_Given data:_
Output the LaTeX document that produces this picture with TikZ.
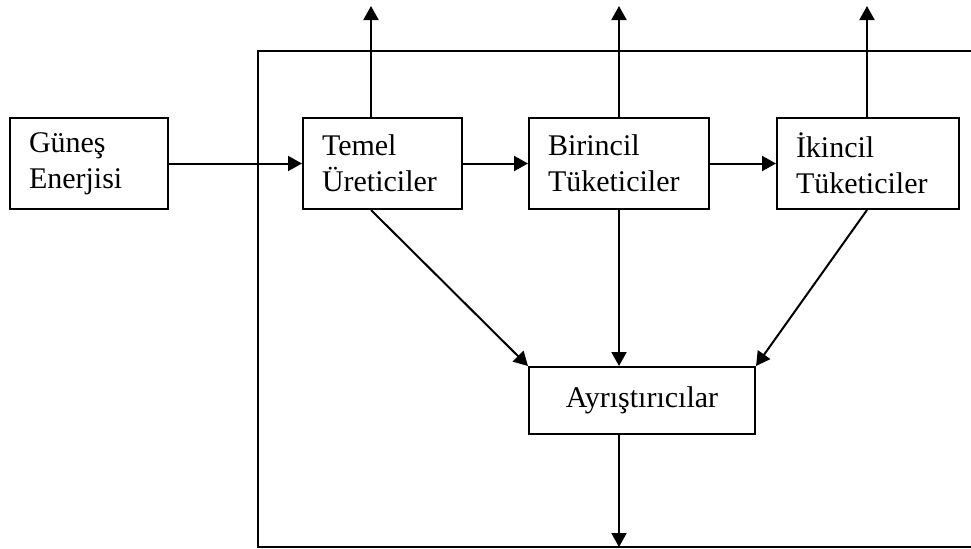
\documentclass[tikz,border=0pt]{standalone}
\usepackage{fontspec}
\setmainfont{Liberation Serif}
\usetikzlibrary{arrows.meta}

\newcommand{\px}{0.5pt}
\newcommand{\linew}{1pt}

\tikzset{
  unit/.style={draw, line width=\linew, inner xsep=9.5pt, inner ysep=0pt,
    align=left, minimum height=45.5pt, font=\fontsize{15pt}{18pt}\selectfont},
  flow/.style={line width=\linew, -{Triangle[length=7pt,width=7.5pt]}}
}

\begin{document}
\begin{tikzpicture}[x=\px, y=-\px]
\useasboundingbox (0,0) rectangle (971,548);

  % outer frame (runs off the right edge)
  \coordinate (R1) at (258, 51);
  \coordinate (R2) at (971, 51);
  \coordinate (R3) at (258, 547);
  \coordinate (R4) at (971, 547);
  \draw [line width=\linew] (R2) -- (R1) -- (R3) -- (R4);

  % boxes
  \node [unit, text width=60pt]   (gunes)    at (89, 163.5)  {Güneş\\Enerjisi};
  \node [unit, text width=60.5pt] (temel)    at (382.5, 163.5) {Temel\\Üreticiler};
  \node [unit, text width=71pt]   (birincil) at (619, 163.5) {Birincil\\Tüketiciler};
  \node [unit, text width=72pt]   (ikincil)  at (868, 163.5) {İkincil\\Tüketiciler};
  \node [unit, align=center, minimum width=113pt, minimum height=33.5pt] (ayr) at (642, 400.5) {Ayrıştırıcılar};

  % outputs at the top
  \coordinate (T1) at (371, 6);
  \coordinate (T2) at (619, 6);
  \coordinate (T3) at (867, 6);

  \draw [flow] (gunes) -- (temel);
  \draw [flow] (temel) -- (birincil);
  \draw [flow] (birincil) -- (ikincil);

  \draw [flow] (temel.north -| T1) -- (T1);
  \draw [flow] (birincil.north -| T2) -- (T2);
  \draw [flow] (ikincil.north -| T3) -- (T3);

  \draw [flow] (temel.south -| T1) -- (ayr.north west);
  \draw [flow] (birincil.south) -- (ayr.north -| birincil.south);
  \draw [flow] (ikincil.south -| T3) -- (ayr.north east);

  \draw [flow] (ayr.south -| birincil.south) -- (R3 -| birincil.south);

\end{tikzpicture}
\end{document}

_Task details:_
Quote the data above in full, leaving out the pictures it holds.

_Worked answer:_
Output the LaTeX document that produces this picture with TikZ.
\documentclass[tikz,border=0pt]{standalone}
\usepackage{fontspec}
\setmainfont{Liberation Serif}
\usetikzlibrary{arrows.meta}

\newcommand{\px}{0.5pt}
\newcommand{\linew}{1pt}

\tikzset{
  unit/.style={draw, line width=\linew, inner xsep=9.5pt, inner ysep=0pt,
    align=left, minimum height=45.5pt, font=\fontsize{15pt}{18pt}\selectfont},
  flow/.style={line width=\linew, -{Triangle[length=7pt,width=7.5pt]}}
}

\begin{document}
\begin{tikzpicture}[x=\px, y=-\px]
\useasboundingbox (0,0) rectangle (971,548);

  % outer frame (runs off the right edge)
  \coordinate (R1) at (258, 51);
  \coordinate (R2) at (971, 51);
  \coordinate (R3) at (258, 547);
  \coordinate (R4) at (971, 547);
  \draw [line width=\linew] (R2) -- (R1) -- (R3) -- (R4);

  % boxes
  \node [unit, text width=60pt]   (gunes)    at (89, 163.5)  {Güneş\\Enerjisi};
  \node [unit, text width=60.5pt] (temel)    at (382.5, 163.5) {Temel\\Üreticiler};
  \node [unit, text width=71pt]   (birincil) at (619, 163.5) {Birincil\\Tüketiciler};
  \node [unit, text width=72pt]   (ikincil)  at (868, 163.5) {İkincil\\Tüketiciler};
  \node [unit, align=center, minimum width=113pt, minimum height=33.5pt] (ayr) at (642, 400.5) {Ayrıştırıcılar};

  % outputs at the top
  \coordinate (T1) at (371, 6);
  \coordinate (T2) at (619, 6);
  \coordinate (T3) at (867, 6);

  \draw [flow] (gunes) -- (temel);
  \draw [flow] (temel) -- (birincil);
  \draw [flow] (birincil) -- (ikincil);

  \draw [flow] (temel.north -| T1) -- (T1);
  \draw [flow] (birincil.north -| T2) -- (T2);
  \draw [flow] (ikincil.north -| T3) -- (T3);

  \draw [flow] (temel.south -| T1) -- (ayr.north west);
  \draw [flow] (birincil.south) -- (ayr.north -| birincil.south);
  \draw [flow] (ikincil.south -| T3) -- (ayr.north east);

  \draw [flow] (ayr.south -| birincil.south) -- (R3 -| birincil.south);

\end{tikzpicture}
\end{document}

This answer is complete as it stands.